Tout cela est amplement rattrapée par l’incroyable mise en scène d’Akkio Jissoji, toujours à la recherche du plan qui claque et du cadrage créatif. Pratiquement chaque image se veut esthétique ou atmosphérique, comme ce portail Torii donnant sur une île mystérieuse, cet écriteau Sea God sur la façade d’un immeuble plongé dans la pénombre ou ces spots de lumières remplaçant les arbres d’une forêt de bambous. Il sait aussi comment montrer la pollution, comme avec ces cheminées d’usine cachant la vue du Mont Fuji et ces ordures s’éparpillant partout lors du décollage du vaisseau alien. Une merveille qui pour le coup bénéficierait vraiment du traitement Blu-ray avec tous ces jeux d’ombres, de lumières et de couleurs. Du bon travail qui se retrouve aussi dans la musique, pas loin des compositions expérimentales que Mark Snow livrera pour X-Files mais rappelant aussi beaucoup les sonorités flippantes de Christopher Young dans Hellraiser et La Revanche de Freddy.

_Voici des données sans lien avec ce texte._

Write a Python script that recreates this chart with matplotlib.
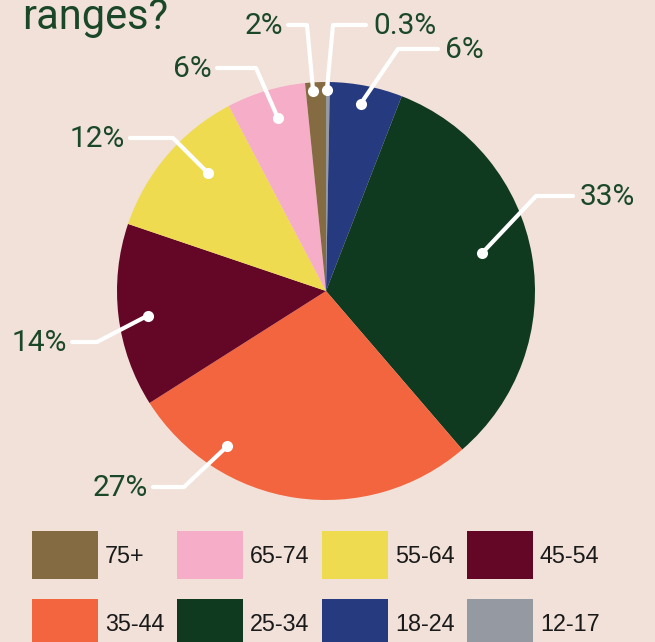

Bref, il y a plein de chose à aimer dans Ultra Q: The Movie, comme cet instant où les membres de la secte quittent silencieusement leur village natal racheté par des hommes d’affaire, tandis que derrière eux Nagira ravage tout, ou la conclusion ultra pessimiste montrant l’extraterrestre abandonner notre monde par dépit, embarquant avec elle quelques heureux élus sur son Arche de Noé. Mais les rares fans d’Ultra Q ne s’y retrouveront pas nécessairement malgré la reprise sympathique du générique des 60s et la présence du trio de journalistes. Ceux-ci sont finalement très en retrait, remplacés par Hamano durant la première moitié du film. Lleurs acteurs n’ont aucune alchimie et on ne sent pas non plus la moindre complicité entre les personnages: Yuriko, la fille du groupe, aurait pu être coupée au montage tant elle n’apporte rien, le jeune Ippei est désormais un petit con arrogant et seul Manjome, leur sempai, est pro-actif.
On pourra au moins s’amuser de les voir devenu reporters pour la télévision plutôt que les journaux, évolution des mœurs oblige, et l’étrange romance entre Manjome et Wadatuzin à la fin du film sort tellement de nulle part qu’elle rappelle un peu la naïveté des sixties. Au final on préfèrera quand même s’en tenir au sixième épisode de la série originale, Grow Up Little Turtle, qui certes adaptait la légende d’Urashima Tarō de la façon la plus enfantile et non-sensique possible, mais demeurait charmant à sa manière. Le sous-titre du film, The Legend of the Stars, semble impliquer que d’autres longs métrages étaient à prévoir, mais cela ne fut jamais le cas, Tsuburaya Productions retrouvant à la place son super-héros favori à la télévision avec les séries Ultraman: Towards the Future, coproduite avec l’Australie la même année, et Ultraman: The Ultimate Hero en 1995, cette fois en partenariat avec les États-Unis.